PROVIDED MATERIAL

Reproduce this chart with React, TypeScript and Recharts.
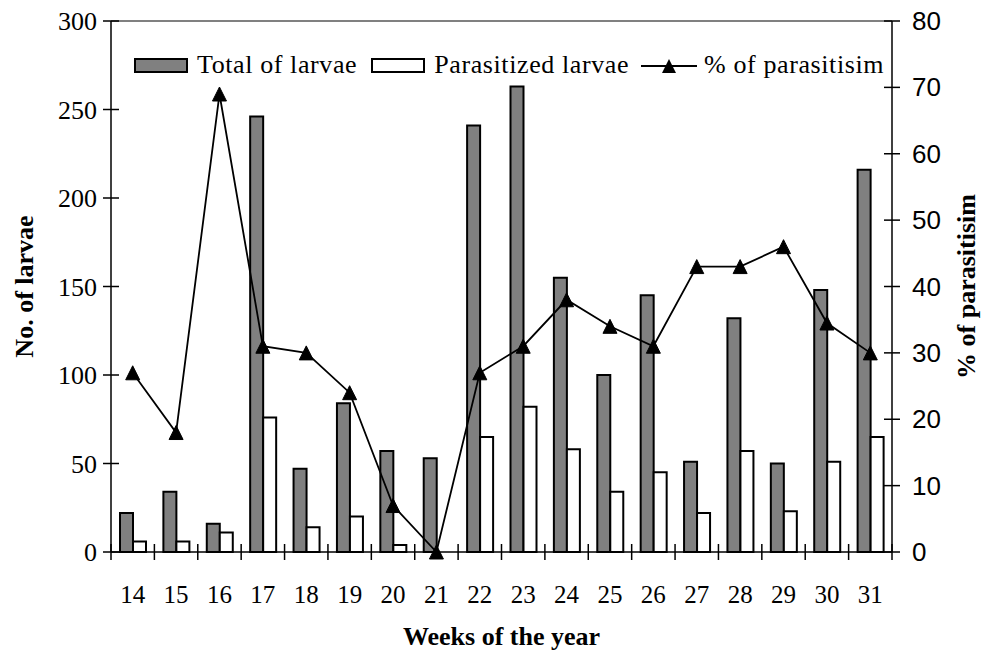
import { ComposedChart, Bar, Line, XAxis, YAxis, Legend, ReferenceLine } from 'recharts'

const weeks = ['14', '15', '16', '17', '18', '19', '20', '21', '22', '23', '24', '25', '26', '27', '28', '29', '30', '31']
const totalLarvae = [22, 34, 16, 246, 47, 84, 57, 53, 241, 263, 155, 100, 145, 51, 132, 50, 148, 216]
const parasitizedLarvae = [6, 6, 11, 76, 14, 20, 4, 0, 65, 82, 58, 34, 45, 22, 57, 23, 51, 65]
const parasitism = [27, 18, 69, 31, 30, 24, 7, 0, 27, 31, 38, 34, 31, 43, 43, 46, 34.5, 30]
const leftTicks = [0, 50, 100, 150, 200, 250, 300]
const rightTicks = [0, 10, 20, 30, 40, 50, 60, 70, 80]

const data = weeks.map((w, i) => ({
  week: w,
  total: totalLarvae[i],
  parasitized: parasitizedLarvae[i],
  pct: parasitism[i],
}))

const W = 985
const H = 656
const PLOT_LEFT = 111
const PLOT_RIGHT = 892
const PLOT_TOP = 21
const PLOT_BOTTOM = 552
const BAND = (PLOT_RIGHT - PLOT_LEFT) / weeks.length

const SERIF = '"Liberation Serif", "Times New Roman", serif'
const SANS = '"Liberation Sans", Arial, sans-serif'
const GRAY = '#808080'

function LeftTick(props: any) {
  const { y, payload } = props
  return (
    <g>
      <line x1={PLOT_LEFT - 8} x2={PLOT_LEFT + 8} y1={y} y2={y} stroke="#000" strokeWidth={1.5} />
      <text x={PLOT_LEFT - 14} y={y} dy="0.35em" textAnchor="end" fontFamily={SERIF} fontSize={26} fill="#000">
        {payload.value}
      </text>
    </g>
  )
}

function RightTick(props: any) {
  const { y, payload } = props
  return (
    <g>
      <line x1={PLOT_RIGHT - 8} x2={PLOT_RIGHT + 8} y1={y} y2={y} stroke="#000" strokeWidth={1.5} />
      <text x={PLOT_RIGHT + 20} y={y} dy="0.35em" textAnchor="start" fontFamily={SANS} fontSize={26} fill="#000">
        {payload.value}
      </text>
    </g>
  )
}

function WeekTick(props: any) {
  const { x, payload, index } = props
  const i = index ?? payload.index
  return (
    <g>
      <line x1={x - BAND / 2} x2={x - BAND / 2} y1={PLOT_BOTTOM - 8} y2={PLOT_BOTTOM + 8} stroke="#000" strokeWidth={1.5} />
      {i === weeks.length - 1 && (
        <line x1={x + BAND / 2} x2={x + BAND / 2} y1={PLOT_BOTTOM - 8} y2={PLOT_BOTTOM + 8} stroke="#000" strokeWidth={1.5} />
      )}
      <text x={x} y={PLOT_BOTTOM + 51} textAnchor="middle" fontFamily={SERIF} fontSize={25} fill="#000">
        {payload.value}
      </text>
    </g>
  )
}

function TriangleDot(props: any) {
  const { cx, cy } = props
  if (cx == null || cy == null) return null
  const s = 7
  return <path d={`M${cx},${cy - s} L${cx + s},${cy + s} L${cx - s},${cy + s} Z`} fill="#000" stroke="#000" strokeWidth={1} />
}

function ChartLegend() {
  const text = { fontFamily: SERIF, fontSize: 26, color: '#000', lineHeight: '30px', whiteSpace: 'nowrap' as const, letterSpacing: 0.6 }
  return (
    <div style={{ display: 'flex', alignItems: 'center' }}>
      <div style={{ width: 50, height: 11, background: GRAY, border: '2px solid #000' }} />
      <span style={{ ...text, marginLeft: 9 }}>Total of larvae</span>
      <div style={{ width: 50, height: 11, background: '#fff', border: '2px solid #000', marginLeft: 14 }} />
      <span style={{ ...text, marginLeft: 9 }}>Parasitized larvae</span>
      <svg width={56} height={16} style={{ marginLeft: 12 }}>
        <line x1={0} x2={56} y1={9} y2={9} stroke="#000" strokeWidth={1.8} />
        <path d="M28,2 L35,16 L21,16 Z" fill="#000" />
      </svg>
      <span style={{ ...text, marginLeft: 7 }}>% of parasitisim</span>
    </div>
  )
}

export default function App() {
  return (
    <div style={{ position: 'absolute', left: 0, top: 0, width: W, height: H, background: '#fff' }}>
      <ComposedChart
        width={W}
        height={H}
        data={data}
        margin={{ top: PLOT_TOP, right: 0, bottom: 0, left: 0 }}
        barGap={0}
      >
        <XAxis
          dataKey="week"
          height={H - PLOT_BOTTOM}
          interval={0}
          tickLine={false}
          axisLine={{ stroke: '#000', strokeWidth: 1.5 }}
          tick={<WeekTick />}
        />
        <YAxis
          yAxisId="left"
          width={PLOT_LEFT}
          domain={[0, 300]}
          ticks={leftTicks}
          interval={0}
          tickLine={false}
          axisLine={{ stroke: '#000', strokeWidth: 1.5 }}
          tick={<LeftTick />}
        />
        <YAxis
          yAxisId="right"
          orientation="right"
          width={W - PLOT_RIGHT}
          domain={[0, 80]}
          ticks={rightTicks}
          interval={0}
          tickLine={false}
          axisLine={{ stroke: '#000', strokeWidth: 1.5 }}
          tick={<RightTick />}
        />
        <ReferenceLine yAxisId="left" y={300} stroke={GRAY} strokeWidth={2} />
        <Legend
          layout="horizontal"
          verticalAlign="middle"
          align="center"
          content={<ChartLegend />}
          wrapperStyle={{ top: 50, left: 134, width: 780, height: 30 }}
        />
        <Bar yAxisId="left" dataKey="total" name="Total of larvae" fill={GRAY} stroke="#000" strokeWidth={2} barSize={13} isAnimationActive={false} />
        <Bar yAxisId="left" dataKey="parasitized" name="Parasitized larvae" fill="#fff" stroke="#000" strokeWidth={2} barSize={13} isAnimationActive={false} />
        <Line
          yAxisId="right"
          type="linear"
          dataKey="pct"
          name="% of parasitisim"
          stroke="#000"
          strokeWidth={1.8}
          dot={<TriangleDot />}
          activeDot={false}
          isAnimationActive={false}
        />
        <text x={24} y={(PLOT_TOP + PLOT_BOTTOM) / 2} transform={`rotate(-90 24 ${(PLOT_TOP + PLOT_BOTTOM) / 2})`} textAnchor="middle" dy="0.35em" fontFamily={SERIF} fontSize={26} fontWeight="bold" fill="#000">
          No. of larvae
        </text>
        <text x={966} y={(PLOT_TOP + PLOT_BOTTOM) / 2} transform={`rotate(-90 966 ${(PLOT_TOP + PLOT_BOTTOM) / 2})`} textAnchor="middle" dy="0.35em" fontFamily={SERIF} fontSize={26} fontWeight="bold" fill="#000">
          % of parasitisim
        </text>
        <text x={(PLOT_LEFT + PLOT_RIGHT) / 2} y={645} textAnchor="middle" fontFamily={SERIF} fontSize={26} fontWeight="bold" fill="#000">
          Weeks of the year
        </text>
      </ComposedChart>
    </div>
  )
}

EXERCISE AIM
Reproduce the material in its entirety and word for word, without the pictures.

THE RESPONSE
Reproduce this chart with React, TypeScript and Recharts.
import { ComposedChart, Bar, Line, XAxis, YAxis, Legend, ReferenceLine } from 'recharts'

const weeks = ['14', '15', '16', '17', '18', '19', '20', '21', '22', '23', '24', '25', '26', '27', '28', '29', '30', '31']
const totalLarvae = [22, 34, 16, 246, 47, 84, 57, 53, 241, 263, 155, 100, 145, 51, 132, 50, 148, 216]
const parasitizedLarvae = [6, 6, 11, 76, 14, 20, 4, 0, 65, 82, 58, 34, 45, 22, 57, 23, 51, 65]
const parasitism = [27, 18, 69, 31, 30, 24, 7, 0, 27, 31, 38, 34, 31, 43, 43, 46, 34.5, 30]
const leftTicks = [0, 50, 100, 150, 200, 250, 300]
const rightTicks = [0, 10, 20, 30, 40, 50, 60, 70, 80]

const data = weeks.map((w, i) => ({
  week: w,
  total: totalLarvae[i],
  parasitized: parasitizedLarvae[i],
  pct: parasitism[i],
}))

const W = 985
const H = 656
const PLOT_LEFT = 111
const PLOT_RIGHT = 892
const PLOT_TOP = 21
const PLOT_BOTTOM = 552
const BAND = (PLOT_RIGHT - PLOT_LEFT) / weeks.length

const SERIF = '"Liberation Serif", "Times New Roman", serif'
const SANS = '"Liberation Sans", Arial, sans-serif'
const GRAY = '#808080'

function LeftTick(props: any) {
  const { y, payload } = props
  return (
    <g>
      <line x1={PLOT_LEFT - 8} x2={PLOT_LEFT + 8} y1={y} y2={y} stroke="#000" strokeWidth={1.5} />
      <text x={PLOT_LEFT - 14} y={y} dy="0.35em" textAnchor="end" fontFamily={SERIF} fontSize={26} fill="#000">
        {payload.value}
      </text>
    </g>
  )
}

function RightTick(props: any) {
  const { y, payload } = props
  return (
    <g>
      <line x1={PLOT_RIGHT - 8} x2={PLOT_RIGHT + 8} y1={y} y2={y} stroke="#000" strokeWidth={1.5} />
      <text x={PLOT_RIGHT + 20} y={y} dy="0.35em" textAnchor="start" fontFamily={SANS} fontSize={26} fill="#000">
        {payload.value}
      </text>
    </g>
  )
}

function WeekTick(props: any) {
  const { x, payload, index } = props
  const i = index ?? payload.index
  return (
    <g>
      <line x1={x - BAND / 2} x2={x - BAND / 2} y1={PLOT_BOTTOM - 8} y2={PLOT_BOTTOM + 8} stroke="#000" strokeWidth={1.5} />
      {i === weeks.length - 1 && (
        <line x1={x + BAND / 2} x2={x + BAND / 2} y1={PLOT_BOTTOM - 8} y2={PLOT_BOTTOM + 8} stroke="#000" strokeWidth={1.5} />
      )}
      <text x={x} y={PLOT_BOTTOM + 51} textAnchor="middle" fontFamily={SERIF} fontSize={25} fill="#000">
        {payload.value}
      </text>
    </g>
  )
}

function TriangleDot(props: any) {
  const { cx, cy } = props
  if (cx == null || cy == null) return null
  const s = 7
  return <path d={`M${cx},${cy - s} L${cx + s},${cy + s} L${cx - s},${cy + s} Z`} fill="#000" stroke="#000" strokeWidth={1} />
}

function ChartLegend() {
  const text = { fontFamily: SERIF, fontSize: 26, color: '#000', lineHeight: '30px', whiteSpace: 'nowrap' as const, letterSpacing: 0.6 }
  return (
    <div style={{ display: 'flex', alignItems: 'center' }}>
      <div style={{ width: 50, height: 11, background: GRAY, border: '2px solid #000' }} />
      <span style={{ ...text, marginLeft: 9 }}>Total of larvae</span>
      <div style={{ width: 50, height: 11, background: '#fff', border: '2px solid #000', marginLeft: 14 }} />
      <span style={{ ...text, marginLeft: 9 }}>Parasitized larvae</span>
      <svg width={56} height={16} style={{ marginLeft: 12 }}>
        <line x1={0} x2={56} y1={9} y2={9} stroke="#000" strokeWidth={1.8} />
        <path d="M28,2 L35,16 L21,16 Z" fill="#000" />
      </svg>
      <span style={{ ...text, marginLeft: 7 }}>% of parasitisim</span>
    </div>
  )
}

export default function App() {
  return (
    <div style={{ position: 'absolute', left: 0, top: 0, width: W, height: H, background: '#fff' }}>
      <ComposedChart
        width={W}
        height={H}
        data={data}
        margin={{ top: PLOT_TOP, right: 0, bottom: 0, left: 0 }}
        barGap={0}
      >
        <XAxis
          dataKey="week"
          height={H - PLOT_BOTTOM}
          interval={0}
          tickLine={false}
          axisLine={{ stroke: '#000', strokeWidth: 1.5 }}
          tick={<WeekTick />}
        />
        <YAxis
          yAxisId="left"
          width={PLOT_LEFT}
          domain={[0, 300]}
          ticks={leftTicks}
          interval={0}
          tickLine={false}
          axisLine={{ stroke: '#000', strokeWidth: 1.5 }}
          tick={<LeftTick />}
        />
        <YAxis
          yAxisId="right"
          orientation="right"
          width={W - PLOT_RIGHT}
          domain={[0, 80]}
          ticks={rightTicks}
          interval={0}
          tickLine={false}
          axisLine={{ stroke: '#000', strokeWidth: 1.5 }}
          tick={<RightTick />}
        />
        <ReferenceLine yAxisId="left" y={300} stroke={GRAY} strokeWidth={2} />
        <Legend
          layout="horizontal"
          verticalAlign="middle"
          align="center"
          content={<ChartLegend />}
          wrapperStyle={{ top: 50, left: 134, width: 780, height: 30 }}
        />
        <Bar yAxisId="left" dataKey="total" name="Total of larvae" fill={GRAY} stroke="#000" strokeWidth={2} barSize={13} isAnimationActive={false} />
        <Bar yAxisId="left" dataKey="parasitized" name="Parasitized larvae" fill="#fff" stroke="#000" strokeWidth={2} barSize={13} isAnimationActive={false} />
        <Line
          yAxisId="right"
          type="linear"
          dataKey="pct"
          name="% of parasitisim"
          stroke="#000"
          strokeWidth={1.8}
          dot={<TriangleDot />}
          activeDot={false}
          isAnimationActive={false}
        />
        <text x={24} y={(PLOT_TOP + PLOT_BOTTOM) / 2} transform={`rotate(-90 24 ${(PLOT_TOP + PLOT_BOTTOM) / 2})`} textAnchor="middle" dy="0.35em" fontFamily={SERIF} fontSize={26} fontWeight="bold" fill="#000">
          No. of larvae
        </text>
        <text x={966} y={(PLOT_TOP + PLOT_BOTTOM) / 2} transform={`rotate(-90 966 ${(PLOT_TOP + PLOT_BOTTOM) / 2})`} textAnchor="middle" dy="0.35em" fontFamily={SERIF} fontSize={26} fontWeight="bold" fill="#000">
          % of parasitisim
        </text>
        <text x={(PLOT_LEFT + PLOT_RIGHT) / 2} y={645} textAnchor="middle" fontFamily={SERIF} fontSize={26} fontWeight="bold" fill="#000">
          Weeks of the year
        </text>
      </ComposedChart>
    </div>
  )
}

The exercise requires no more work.